Everyone says it, regardless of the industry, “we make things harder then they have to be.” In the automotive industry we feel like the process should be simple: buy cars, get customers, sell cars. In the restaurant business we map out the process: buy food, prepare food, get customers, sell food. Every industry has basic goals that can be boiled down to simple statements. So why do we produce so many documents and flowcharts, why do we write so many mission statements and revised organizational plans? The answer is as simple as business should be: people are involved.
I visited a restaurant last weekend, the name of which includes the word wings, as in chicken wings. I was there for that reason, it was time to enjoy wings. Guess what the wing restaurant had run out of? Yep, no wings to be had. I am quite sure that when the founder of this restaurant started out his plan was simple: buy wings, cook wings, get customers, sell wings. Do you think that he ever thought that anyone that bought one of his franchises would need to be told not to run out of wings? No, and in reality the franchisee probably understood the concept but the store manager or assistant manager did not. That may not be accurate, they may have understood the concept but because they were dealing with the minute by minute problems that come up when managing anything they just forgot or miscalculated; hard to know why but the lesson is there for us all.

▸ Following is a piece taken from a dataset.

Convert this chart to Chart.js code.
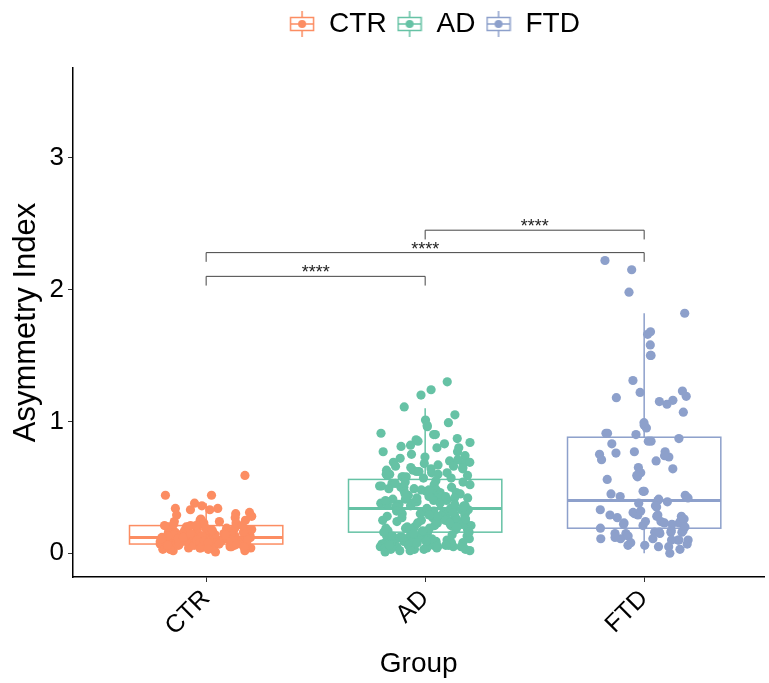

Never make the process harder than it has to be. When the business begins to add employees and grows there have to be processes created to ensure the necessary functions are done. A process is a clearly defined, measurable, repeatable and written guide on how to do something. Once a process is in place it has to become ingrained into the culture of the organization and every employee involved must know, understand and follow the process.
When an owner or manager of a company says in exasperation, “Why do we make this so hard?” the answer is usually because someone does not know or is not following the process (assuming there is a process). What happens next may determine the fate of the business because if the exasperated owner or manager simply makes the statement and does not take the necessary steps to teach and enforce the process that manager or owner has failed. Every failure creates complications and soon creates a culture that may never be fixed.
Business may not be quite as simple as buy wings, cook wings, get customers, sell wings but with simple processes strictly enforced it is possible to have a business that feels as simple as it should.